Корректировка - стр. 20
– Точно! – хлопнула она себя по лбу. – А я думаю, чой-то лицо знакомое… А куды ж ты делся?
– Так мы, Вера Михайловна, переехали в другой город.
– Это в какой же?
– В Новосибирск.
– Ишь ты, – удивилась она, – это ж на севере где-то? Как же вас тудой занесло? Раньше тудой людей ссылали, а вы сами поперлись… Ой, а что я дура старая тебя в дверях держу? Заходи Феликсушка, заходи дорогой.
От расстегаев с рыбой я вежливо отказался, райпотребсоюзный беляш надежно заполнил желудок и организм теперь требовал лишь одного – какой-нибудь влаги. Предпочтительно, конечно, пива, но за неимением оного, бабка достала из холодильника, мигом запотевшую банку с чайным грибом и нацедила мне полный стакан золотистой жидкости. Когда в последний раз я видел в домах на подоконниках, эти порытые марлей банки, с плавающими в них коричневыми медузами? Помню, какие споры вызывал этот грибной квас: одни утверждали, что он полезен, чуть ли не от всех болезней. И жиры-то он расщепляет и пищеварение улучшает. Другие, напротив, полагали, что он совершенно бесполезен, более того, от него бывает рак желудка. Постепенно страсти вокруг невинного напитка улеглись, а потом исчез и сам гриб.
– А где же Геннадий-то? – поинтересовался я, потягивая кисло-сладкий, слегка пощипывающий язык напиток.
– Да к отцу ж пошел, в больницу. У Толика ж язва разыгралась, вот и положили его, а он ему еду носит. В больнице-то какая еда? А я бульончика куриного наварила, он и понес. Скоро вернуться должен.
Усевшись за стол напротив меня, старушка принялась рассказывать. Я почтительно внимал. Оказывается, Генкина мама Наталья Федоровна, в шестьдесят восьмом заболела «женской хворостью» (онкология, как я понял) и через год голубушка преставилась. Генка тогда в институте учился «в котором на учителей учат» («Пед», надо полагать).

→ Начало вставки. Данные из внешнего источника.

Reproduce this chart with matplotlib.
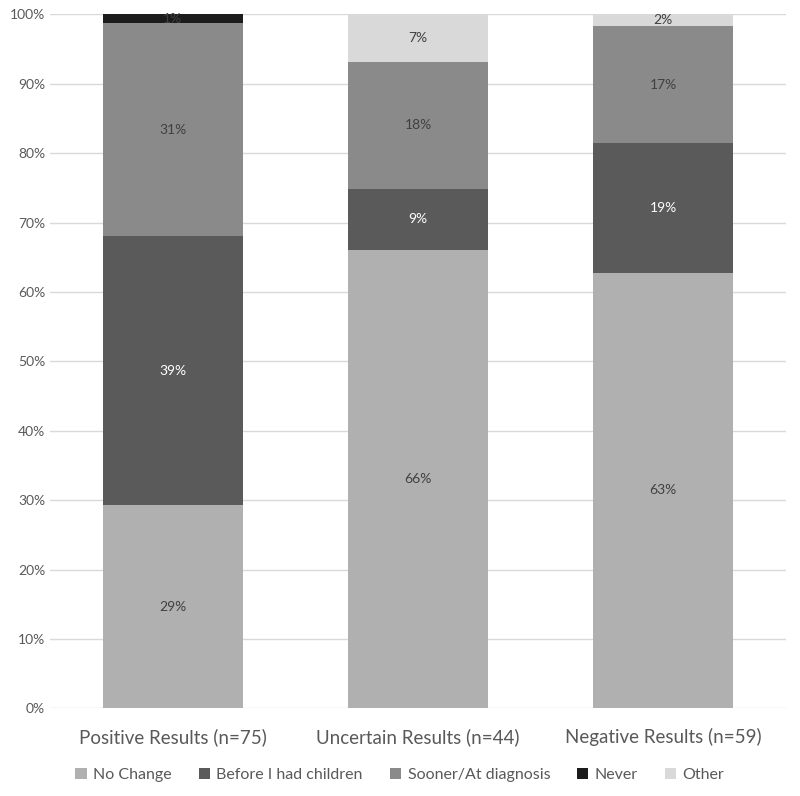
import numpy as np
import matplotlib
matplotlib.use("Agg")
import matplotlib.pyplot as plt

plt.rcParams['font.family'] = ['Lato', 'DejaVu Sans']

categories = ['Positive Results (n=75)', 'Uncertain Results (n=44)', 'Negative Results (n=59)']
series = ['No Change', 'Before I had children', 'Sooner/At diagnosis', 'Never', 'Other']
no_change = [29.3, 66.0, 62.8]
before_children = [38.7, 8.9, 18.6]
sooner = [30.7, 18.3, 16.9]
never = [1.3, 0.0, 0.0]
other = [0.0, 6.8, 1.7]
labels = [
    ['29%', '66%', '63%'],
    ['39%', '9%', '19%'],
    ['31%', '18%', '17%'],
    ['1%', '', ''],
    ['', '7%', '2%'],
]

colors = ['#b0b0b0', '#5a5a5a', '#8a8a8a', '#1c1c1c', '#d9d9d9']
text_colors = ['#404040', '#ffffff', '#404040', '#404040', '#404040']

fig = plt.figure(figsize=(8, 7.96), dpi=100)
ax = fig.add_axes([0.0625, 0.11, 0.92, 0.872])

x = np.arange(len(categories))
bottom = np.zeros(len(categories))
for i, vals in enumerate([no_change, before_children, sooner, never, other]):
    vals = np.array(vals)
    ax.bar(x, vals, 0.57, bottom=bottom, color=colors[i], label=series[i], zorder=2)
    for j in range(len(categories)):
        if labels[i][j]:
            ax.text(x[j], bottom[j] + vals[j] / 2, labels[i][j], ha='center', va='center',
                    fontsize=10, color=text_colors[i], zorder=3)
    bottom += vals

ax.set_xlim(-0.5, 2.5)
ax.set_ylim(0, 100)
ax.set_yticks(np.arange(0, 101, 10))
ax.set_yticklabels([f'{v}%' for v in range(0, 101, 10)], fontsize=10, color='#595959')
ax.set_xticks(x)
ax.set_xticklabels(categories, fontsize=13.5, color='#595959')
ax.tick_params(axis='both', length=0)
ax.tick_params(axis='x', pad=14)
ax.yaxis.grid(True, color='#d9d9d9', linewidth=1, zorder=0)
for s in ax.spines.values():
    s.set_visible(False)

ax.legend(loc='upper center', bbox_to_anchor=(0.4755, -0.065), ncol=5, frameon=False,
          fontsize=11.5, handlelength=0.7, handleheight=0.7, handletextpad=0.4,
          columnspacing=1.7, labelcolor='#595959')

fig.savefig('out.png', dpi=100)
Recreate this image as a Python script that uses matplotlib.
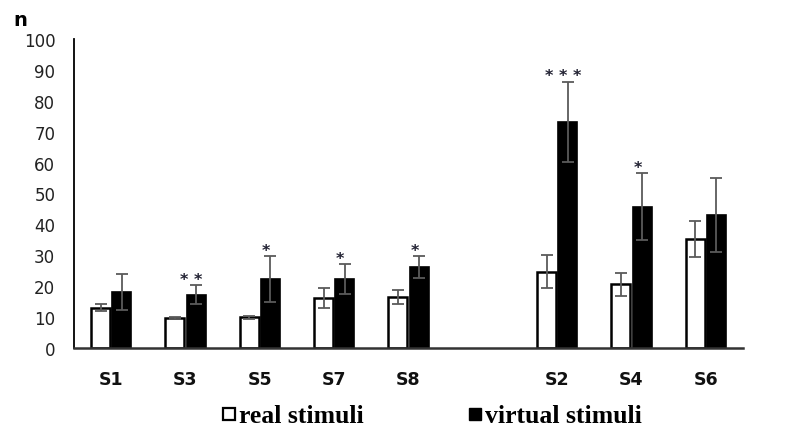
import numpy as np
import matplotlib
matplotlib.use("Agg")
import matplotlib.pyplot as plt
from matplotlib.lines import Line2D

categories = ["S1", "S3", "S5", "S7", "S8", "S2", "S4", "S6"]
real_values = [13.0, 9.6, 9.9, 16.1, 16.6, 24.7, 20.6, 35.3]
real_errors = [1.1, 0.3, 0.4, 3.2, 2.2, 5.4, 3.8, 5.8]
virtual_values = [18.2, 17.3, 22.3, 22.3, 26.1, 73.2, 45.7, 43.0]
virtual_errors = [5.8, 3.0, 7.4, 4.8, 3.6, 13.0, 10.9, 12.0]
significance = ["", "* *", "*", "*", "*", "* * *", "*", ""]
y_ticks = list(range(0, 101, 10))

fig = plt.figure(figsize=(7.92, 4.31), dpi=100)
ax = fig.add_axes([74/792, 1-349/431, (743-74)/792, (349-40)/431])

# two groups with an empty slot between them
x = np.r_[np.arange(5), np.arange(6, 9)].astype(float)
w = 0.255
off = 0.143

ax.bar(x - off, real_values, w, color="white", edgecolor="black", linewidth=1.8, zorder=2)
ax.bar(x + off, virtual_values, w, color="black", edgecolor="black", linewidth=1.2, zorder=2)
ax.errorbar(x - off, real_values, yerr=real_errors, fmt="none", ecolor="#5a5a5a",
            elinewidth=1.3, capsize=4, capthick=1.3, zorder=3)
ax.errorbar(x + off, virtual_values, yerr=virtual_errors, fmt="none", ecolor="#5a5a5a",
            elinewidth=1.3, capsize=4, capthick=1.3, zorder=3)

for xi, v, e, s in zip(x, virtual_values, virtual_errors, significance):
    if s:
        ax.text(xi + off - 0.06, v + e + 0.4, s, ha="center", va="baseline",
                fontsize=11.5, fontweight="bold", color="#222233")

ax.set_xlim(-0.5, 8.5)
ax.set_ylim(0, 100)
ax.set_yticks(y_ticks)
ax.set_yticklabels([str(t) for t in y_ticks], fontsize=12, color="#222222")
ax.set_xticks(x)
ax.set_xticklabels(categories, fontsize=12.5, fontweight="bold", color="#111111")
ax.tick_params(axis="y", length=0, pad=13.5)
ax.tick_params(axis="x", length=0, pad=15.5)

for sp in ["top", "right"]:
    ax.spines[sp].set_visible(False)
ax.spines["left"].set_linewidth(1.3)
ax.spines["left"].set_color("black")
ax.spines["bottom"].set_linewidth(1.8)
ax.spines["bottom"].set_color("#333333")

fig.text(13/792, 1-21/431, "n", fontsize=14, fontweight="bold", va="center", ha="left")

handles = [Line2D([], [], linestyle="none", marker="s", markersize=8.5,
                  markerfacecolor="white", markeredgecolor="black", markeredgewidth=1.6,
                  label="real stimuli"),
           Line2D([], [], linestyle="none", marker="s", markersize=8.5,
                  markerfacecolor="black", markeredgecolor="black",
                  label="virtual stimuli")]
fig.legend(handles=handles, loc="center", bbox_to_anchor=(432/792, 1-417/431), ncol=2,
           frameon=False, handlelength=0.5, handletextpad=0.12,
           columnspacing=4.1,
           prop={"family": "Liberation Serif", "weight": "bold", "size": 18.5})

fig.savefig("out.png", dpi=100, facecolor="white")
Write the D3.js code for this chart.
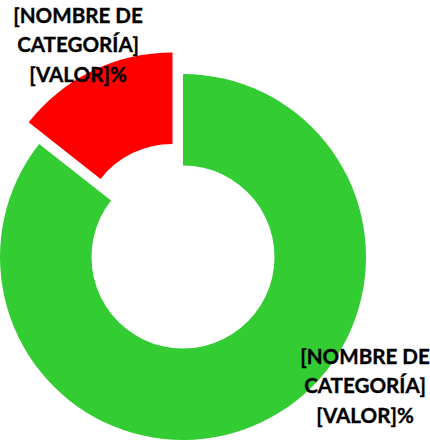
<!DOCTYPE html>
<html>
<head>
<meta charset="utf-8">
<script src="https://cdn.jsdelivr.net/npm/d3@7"></script>
<style>
  html, body { margin: 0; padding: 0; background: #fff; }
  svg { display: block; }
  .lbl { font-family: Lato, "Open Sans", sans-serif; font-weight: bold; font-size: 20.6px; fill: #000; stroke: #000; stroke-width: 0.35px; }
</style>
</head>
<body>
<svg id="chart"></svg>
<script>
// chart data
var categories = ["[NOMBRE DE CATEGORÍA]", "[NOMBRE DE CATEGORÍA]"];
var values = [85.6, 14.4];
var colors = ["#33cc33", "#ff0000"];
var labelLines = [["[NOMBRE DE", "CATEGORÍA]", "[VALOR]%"], ["[NOMBRE DE", "CATEGORÍA]", "[VALOR]%"]];

var width = 430, height = 440;
var cx = 183, cy = 257;
var outerR = 183, innerR = 91.5;
var explode = [0, 24];
// where excel dropped each data label (center of text block)
var labelPos = [[365, 388], [78, 47]];

var svg = d3.select("#chart")
    .attr("width", width)
    .attr("height", height);

var g = svg.append("g")
    .attr("transform", "translate(" + cx + "," + cy + ")");

var pie = d3.pie().sort(null).value(function (d) { return d; });
var arc = d3.arc().innerRadius(innerR).outerRadius(outerR);
var arcs = pie(values);

g.selectAll("path")
    .data(arcs)
    .enter()
    .append("path")
    .attr("d", arc)
    .attr("fill", function (d, i) { return colors[i]; })
    .attr("transform", function (d, i) {
        var mid = (d.startAngle + d.endAngle) / 2;
        var dx = Math.sin(mid) * explode[i];
        var dy = -Math.cos(mid) * explode[i];
        return "translate(" + dx + "," + dy + ")";
    });

var lineH = 29.5;
arcs.forEach(function (d, i) {
    var t = svg.append("text")
        .attr("class", "lbl")
        .attr("text-anchor", "middle")
        .attr("x", labelPos[i][0])
        .attr("y", labelPos[i][1] - lineH);
    labelLines[i].forEach(function (line, k) {
        t.append("tspan")
            .attr("x", labelPos[i][0])
            .attr("dy", k === 0 ? 0 : lineH)
            .attr("dominant-baseline", "middle")
            .text(line);
    });
});
</script>
</body>
</html>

– С горя учебу забросил, вино пить начал – жаловалась бабушка, – его из института выперли и сразу в армию забрили «на моря», на севере где-то, на военном пароходе служил, цельных три года! Весной только вернулся и как в загул ушел, так до сих пор не оклемался. Пьет да по девкам шляется. Дружков каких-то патлатых завел. Одни музыки у них на уме. Ходют и ходют. Я Толе-то говорю: ты б повлиял на него по отцовски-то! А он: пусть погуляет, мол, успеет еще, наработаться. И сам еще в больницу слег… От беда бедовая… горе горькое! Ой, а что я все сижу и сижу, надо же картошечку сварить.
И она стала чистить картошку. Я смотрел, как из-под старенького сточенного ножичка ползет бесконечный серпантин кожуры, и мне было грустно. Ведь её давным-давно на свете нет, и сына её, Генкиного отца – нет. Да что там отца, сам Генка уже дуба врезал. Год назад, случайно встретив одноклассницу, узнал от нее, что Скворцов в конце восьмидесятых стал сильно пить. Пропил отцовскую квартиру, бомжевал и зимой девяносто второго был найден в канализационном коллекторе истыканный ножами – говорят, малолетки пошалили. Так зачем я приперся сюда? Общаться с ожившими мертвецами?